◆ Task statement:
Set the data down again, exactly as it reads, but without the pictures.
+-------+
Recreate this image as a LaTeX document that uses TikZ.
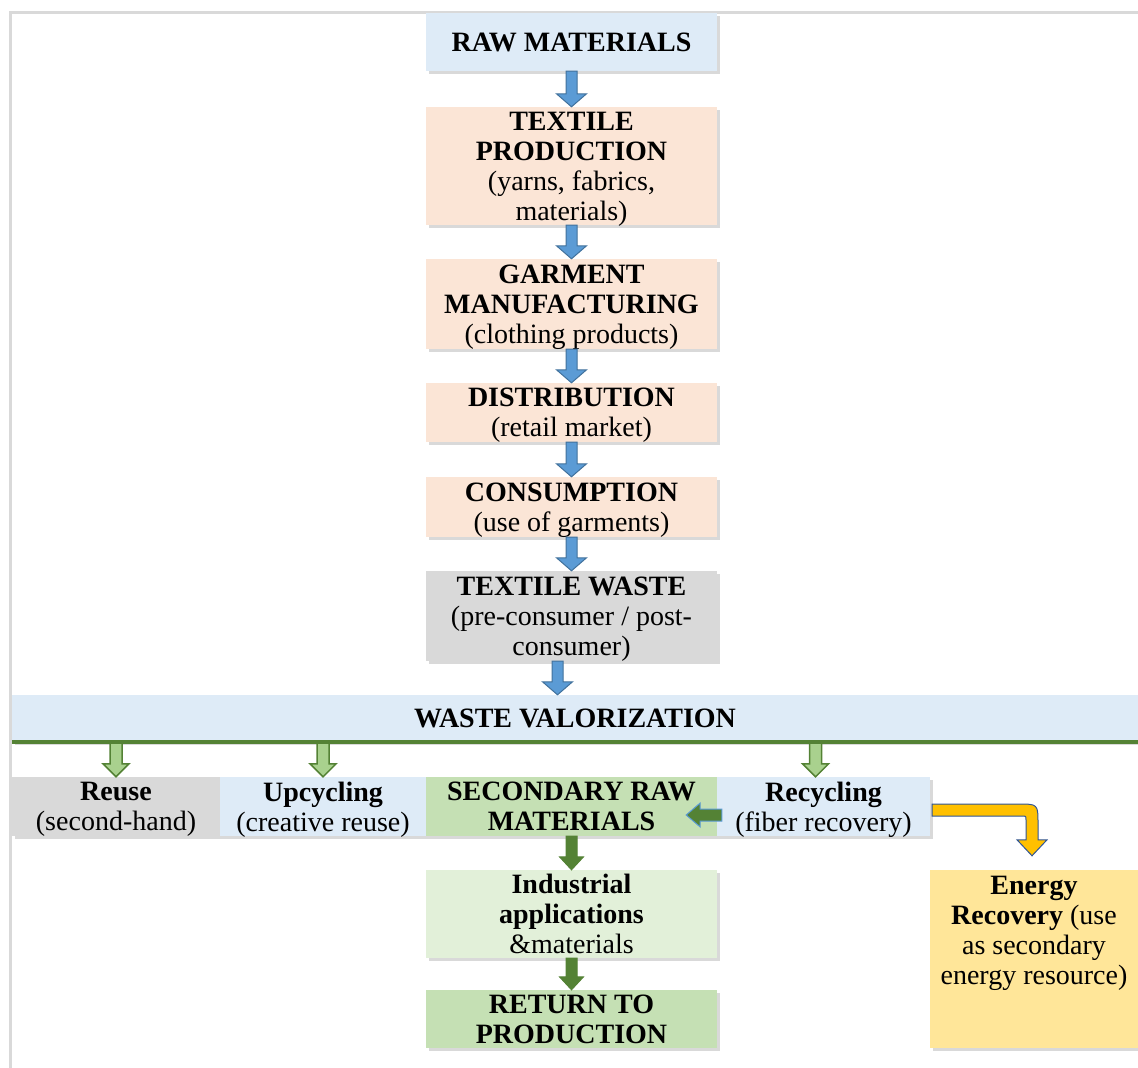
\documentclass[tikz,border=0pt]{standalone}
\usepackage{fontspec}
\setmainfont{Liberation Serif}
\usetikzlibrary{calc,shadows}

\definecolor{boxblue}{HTML}{DEEBF7}
\definecolor{boxpeach}{HTML}{FBE5D6}
\definecolor{boxgray}{HTML}{D9D9D9}
\definecolor{boxgreen}{HTML}{C5E0B4}
\definecolor{boxpale}{HTML}{E2F0D9}
\definecolor{boxyellow}{HTML}{FFE699}
\definecolor{arrblue}{HTML}{5B9BD5}
\definecolor{arrblueline}{HTML}{41719C}
\definecolor{leaf}{HTML}{548235}
\definecolor{leaflight}{HTML}{A9D18E}
\definecolor{amber}{HTML}{FFC000}
\definecolor{amberline}{HTML}{2F5597}

% block arrow pointing down: style, from, to, half shaft, half head
\newcommand{\blockdown}[5]{%
  \draw[#1] let \p1=(#2), \p2=(#3) in
    (\x1-#4,\y1) -- (\x1-#4,\y2+13pt) -- (\x1-#5,\y2+13pt) -- (\x1,\y2)
    -- (\x1+#5,\y2+13pt) -- (\x1+#4,\y2+13pt) -- (\x1+#4,\y1) -- cycle;}

\begin{document}
\begin{tikzpicture}[x=1pt, y=-1pt,
  font=\fontsize{28pt}{30pt}\selectfont,
  stagebox/.style={align=center, inner sep=0pt, minimum width=291pt, text depth=0pt,
    drop shadow={shadow xshift=3pt, shadow yshift=-3pt, opacity=0.3}},
  flowblue/.style={fill=arrblue, draw=arrblueline, line width=1pt},
  flowleaf/.style={fill=leaf, draw=leaf, line width=1pt},
  flowhollow/.style={fill=leaflight, draw=leaf, line width=1.5pt}]

\useasboundingbox (0,0) rectangle (1138,1068);
\draw[black!15, line width=3pt] (10,1068) -- (10,12) -- (1138,12);

% main chain
\node[stagebox, fill=boxblue, minimum height=58pt] (raw) at (571.5,42)
  {\textbf{RAW MATERIALS}};
\node[stagebox, fill=boxpeach, minimum height=118pt] (textile) at (571.5,166)
  {\textbf{TEXTILE}\\ \textbf{PRODUCTION}\\ (yarns, fabrics,\\ materials)};
\node[stagebox, fill=boxpeach, minimum height=90pt] (garment) at (571.5,304)
  {\textbf{GARMENT}\\ \textbf{MANUFACTURING}\\ (clothing products)};
\node[stagebox, fill=boxpeach, minimum height=59pt] (distrib) at (571.5,412.5)
  {\textbf{DISTRIBUTION}\\ (retail market)};
\node[stagebox, fill=boxpeach, minimum height=60pt] (consum) at (571.5,507)
  {\textbf{CONSUMPTION}\\ (use of garments)};
\node[stagebox, fill=boxgray, minimum height=90pt] (waste) at (571.5,616)
  {\textbf{TEXTILE WASTE}\\ (pre-consumer / post-\\ consumer)};
\node[stagebox, fill=boxblue, minimum width=1126pt, minimum height=47pt] (valor) at (575,718.5)
  {\textbf{WASTE VALORIZATION}};

% row of routes
\node[stagebox, fill=boxgray, minimum width=208pt, minimum height=59pt] (reuse) at (116,806.5)
  {\textbf{Reuse}\\ (second-hand)};
\node[stagebox, fill=boxblue, minimum width=206pt, minimum height=59pt] (upcyc) at (323,806.5)
  {\textbf{Upcycling}\\ (creative reuse)};
\node[stagebox, fill=boxgreen, minimum height=59pt] (second) at (571.5,806.5)
  {\textbf{SECONDARY RAW}\\ \textbf{MATERIALS}};
\node[stagebox, fill=boxblue, minimum width=213pt, minimum height=59pt] (recyc) at (823.5,806.5)
  {\textbf{Recycling}\\ (fiber recovery)};

% bottom
\node[stagebox, fill=boxpale, minimum height=88pt] (indus) at (571.5,914)
  {\textbf{Industrial}\\ \textbf{applications}\\ \&materials};
\node[stagebox, fill=boxgreen, minimum height=58pt] (return) at (571.5,1019)
  {\textbf{RETURN TO}\\ \textbf{PRODUCTION}};
\node[stagebox, fill=boxyellow, minimum width=208pt, minimum height=178pt] (energy) at (1034,959) {};
\node[anchor=north, align=center, inner sep=0pt] (energytext) at ($(energy.north)+(0,6)$)
  {\textbf{Energy}\\ \textbf{Recovery} (use\\ as secondary\\ energy resource)};

% arrows
\blockdown{flowblue}{raw.south}{textile.north}{5.5pt}{15pt}
\blockdown{flowblue}{textile.south}{garment.north}{5.5pt}{15pt}
\blockdown{flowblue}{garment.south}{distrib.north}{5.5pt}{15pt}
\blockdown{flowblue}{distrib.south}{consum.north}{5.5pt}{15pt}
\blockdown{flowblue}{consum.south}{waste.north}{5.5pt}{15pt}
\coordinate (wasteout) at ($(waste.south)+(-14,0)$);
\blockdown{flowblue}{wasteout}{wasteout |- valor.north}{5.5pt}{15pt}

\coordinate (recin) at ($(recyc.north)+(-8,0)$);
\blockdown{flowhollow}{reuse.north |- valor.south}{reuse.north}{6pt}{13pt}
\blockdown{flowhollow}{upcyc.north |- valor.south}{upcyc.north}{6pt}{13pt}
\blockdown{flowhollow}{recin |- valor.south}{recin}{6pt}{13pt}
\draw[leaf, line width=4pt] (valor.south west) -- (valor.south east);

\blockdown{flowleaf}{second.south}{indus.north}{5.5pt}{12pt}
\blockdown{flowleaf}{indus.south}{return.north}{5.5pt}{12pt}

\coordinate (backstart) at ($(recyc.west)+(5,8.5)$);
\coordinate (backtip) at ($(second.east)+(-31,8.5)$);
\draw[fill=leaf, draw=arrblue, line width=1pt] let \p1=(backstart), \p2=(backtip) in
  (\x1,\y1+6pt) -- (\x2+14pt,\y1+6pt) -- (\x2+14pt,\y1+12pt) -- (\x2,\y2)
  -- (\x2+14pt,\y1-12pt) -- (\x2+14pt,\y1-6pt) -- (\x1,\y1-6pt) -- cycle;

\coordinate (ambstart) at ($(recyc.east)+(2,3.5)$);
\coordinate (ambtip) at ($(energy.north)+(-2,-14)$);
\draw[fill=amber, draw=amberline, line width=1pt] let \p1=(ambstart), \p2=(ambtip) in
  (\x1,\y1+6pt) -- (\x2-14pt,\y1+6pt) .. controls (\x2+6pt,\y1+6pt) .. (\x2+6pt,\y1-14pt)
  -- (\x2+6pt,\y2+16pt) -- (\x2+15pt,\y2+16pt) -- (\x2,\y2) -- (\x2-15pt,\y2+16pt)
  -- (\x2-6pt,\y2+16pt) -- (\x2-6pt,\y1-10pt) .. controls (\x2-6pt,\y1-6pt) .. (\x2-10pt,\y1-6pt)
  -- (\x1,\y1-6pt) -- cycle;
\end{tikzpicture}
\end{document}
+-------+
◆ Solution:
Recreate this image as a LaTeX document that uses TikZ.
\documentclass[tikz,border=0pt]{standalone}
\usepackage{fontspec}
\setmainfont{Liberation Serif}
\usetikzlibrary{calc,shadows}

\definecolor{boxblue}{HTML}{DEEBF7}
\definecolor{boxpeach}{HTML}{FBE5D6}
\definecolor{boxgray}{HTML}{D9D9D9}
\definecolor{boxgreen}{HTML}{C5E0B4}
\definecolor{boxpale}{HTML}{E2F0D9}
\definecolor{boxyellow}{HTML}{FFE699}
\definecolor{arrblue}{HTML}{5B9BD5}
\definecolor{arrblueline}{HTML}{41719C}
\definecolor{leaf}{HTML}{548235}
\definecolor{leaflight}{HTML}{A9D18E}
\definecolor{amber}{HTML}{FFC000}
\definecolor{amberline}{HTML}{2F5597}

% block arrow pointing down: style, from, to, half shaft, half head
\newcommand{\blockdown}[5]{%
  \draw[#1] let \p1=(#2), \p2=(#3) in
    (\x1-#4,\y1) -- (\x1-#4,\y2+13pt) -- (\x1-#5,\y2+13pt) -- (\x1,\y2)
    -- (\x1+#5,\y2+13pt) -- (\x1+#4,\y2+13pt) -- (\x1+#4,\y1) -- cycle;}

\begin{document}
\begin{tikzpicture}[x=1pt, y=-1pt,
  font=\fontsize{28pt}{30pt}\selectfont,
  stagebox/.style={align=center, inner sep=0pt, minimum width=291pt, text depth=0pt,
    drop shadow={shadow xshift=3pt, shadow yshift=-3pt, opacity=0.3}},
  flowblue/.style={fill=arrblue, draw=arrblueline, line width=1pt},
  flowleaf/.style={fill=leaf, draw=leaf, line width=1pt},
  flowhollow/.style={fill=leaflight, draw=leaf, line width=1.5pt}]

\useasboundingbox (0,0) rectangle (1138,1068);
\draw[black!15, line width=3pt] (10,1068) -- (10,12) -- (1138,12);

% main chain
\node[stagebox, fill=boxblue, minimum height=58pt] (raw) at (571.5,42)
  {\textbf{RAW MATERIALS}};
\node[stagebox, fill=boxpeach, minimum height=118pt] (textile) at (571.5,166)
  {\textbf{TEXTILE}\\ \textbf{PRODUCTION}\\ (yarns, fabrics,\\ materials)};
\node[stagebox, fill=boxpeach, minimum height=90pt] (garment) at (571.5,304)
  {\textbf{GARMENT}\\ \textbf{MANUFACTURING}\\ (clothing products)};
\node[stagebox, fill=boxpeach, minimum height=59pt] (distrib) at (571.5,412.5)
  {\textbf{DISTRIBUTION}\\ (retail market)};
\node[stagebox, fill=boxpeach, minimum height=60pt] (consum) at (571.5,507)
  {\textbf{CONSUMPTION}\\ (use of garments)};
\node[stagebox, fill=boxgray, minimum height=90pt] (waste) at (571.5,616)
  {\textbf{TEXTILE WASTE}\\ (pre-consumer / post-\\ consumer)};
\node[stagebox, fill=boxblue, minimum width=1126pt, minimum height=47pt] (valor) at (575,718.5)
  {\textbf{WASTE VALORIZATION}};

% row of routes
\node[stagebox, fill=boxgray, minimum width=208pt, minimum height=59pt] (reuse) at (116,806.5)
  {\textbf{Reuse}\\ (second-hand)};
\node[stagebox, fill=boxblue, minimum width=206pt, minimum height=59pt] (upcyc) at (323,806.5)
  {\textbf{Upcycling}\\ (creative reuse)};
\node[stagebox, fill=boxgreen, minimum height=59pt] (second) at (571.5,806.5)
  {\textbf{SECONDARY RAW}\\ \textbf{MATERIALS}};
\node[stagebox, fill=boxblue, minimum width=213pt, minimum height=59pt] (recyc) at (823.5,806.5)
  {\textbf{Recycling}\\ (fiber recovery)};

% bottom
\node[stagebox, fill=boxpale, minimum height=88pt] (indus) at (571.5,914)
  {\textbf{Industrial}\\ \textbf{applications}\\ \&materials};
\node[stagebox, fill=boxgreen, minimum height=58pt] (return) at (571.5,1019)
  {\textbf{RETURN TO}\\ \textbf{PRODUCTION}};
\node[stagebox, fill=boxyellow, minimum width=208pt, minimum height=178pt] (energy) at (1034,959) {};
\node[anchor=north, align=center, inner sep=0pt] (energytext) at ($(energy.north)+(0,6)$)
  {\textbf{Energy}\\ \textbf{Recovery} (use\\ as secondary\\ energy resource)};

% arrows
\blockdown{flowblue}{raw.south}{textile.north}{5.5pt}{15pt}
\blockdown{flowblue}{textile.south}{garment.north}{5.5pt}{15pt}
\blockdown{flowblue}{garment.south}{distrib.north}{5.5pt}{15pt}
\blockdown{flowblue}{distrib.south}{consum.north}{5.5pt}{15pt}
\blockdown{flowblue}{consum.south}{waste.north}{5.5pt}{15pt}
\coordinate (wasteout) at ($(waste.south)+(-14,0)$);
\blockdown{flowblue}{wasteout}{wasteout |- valor.north}{5.5pt}{15pt}

\coordinate (recin) at ($(recyc.north)+(-8,0)$);
\blockdown{flowhollow}{reuse.north |- valor.south}{reuse.north}{6pt}{13pt}
\blockdown{flowhollow}{upcyc.north |- valor.south}{upcyc.north}{6pt}{13pt}
\blockdown{flowhollow}{recin |- valor.south}{recin}{6pt}{13pt}
\draw[leaf, line width=4pt] (valor.south west) -- (valor.south east);

\blockdown{flowleaf}{second.south}{indus.north}{5.5pt}{12pt}
\blockdown{flowleaf}{indus.south}{return.north}{5.5pt}{12pt}

\coordinate (backstart) at ($(recyc.west)+(5,8.5)$);
\coordinate (backtip) at ($(second.east)+(-31,8.5)$);
\draw[fill=leaf, draw=arrblue, line width=1pt] let \p1=(backstart), \p2=(backtip) in
  (\x1,\y1+6pt) -- (\x2+14pt,\y1+6pt) -- (\x2+14pt,\y1+12pt) -- (\x2,\y2)
  -- (\x2+14pt,\y1-12pt) -- (\x2+14pt,\y1-6pt) -- (\x1,\y1-6pt) -- cycle;

\coordinate (ambstart) at ($(recyc.east)+(2,3.5)$);
\coordinate (ambtip) at ($(energy.north)+(-2,-14)$);
\draw[fill=amber, draw=amberline, line width=1pt] let \p1=(ambstart), \p2=(ambtip) in
  (\x1,\y1+6pt) -- (\x2-14pt,\y1+6pt) .. controls (\x2+6pt,\y1+6pt) .. (\x2+6pt,\y1-14pt)
  -- (\x2+6pt,\y2+16pt) -- (\x2+15pt,\y2+16pt) -- (\x2,\y2) -- (\x2-15pt,\y2+16pt)
  -- (\x2-6pt,\y2+16pt) -- (\x2-6pt,\y1-10pt) .. controls (\x2-6pt,\y1-6pt) .. (\x2-10pt,\y1-6pt)
  -- (\x1,\y1-6pt) -- cycle;
\end{tikzpicture}
\end{document}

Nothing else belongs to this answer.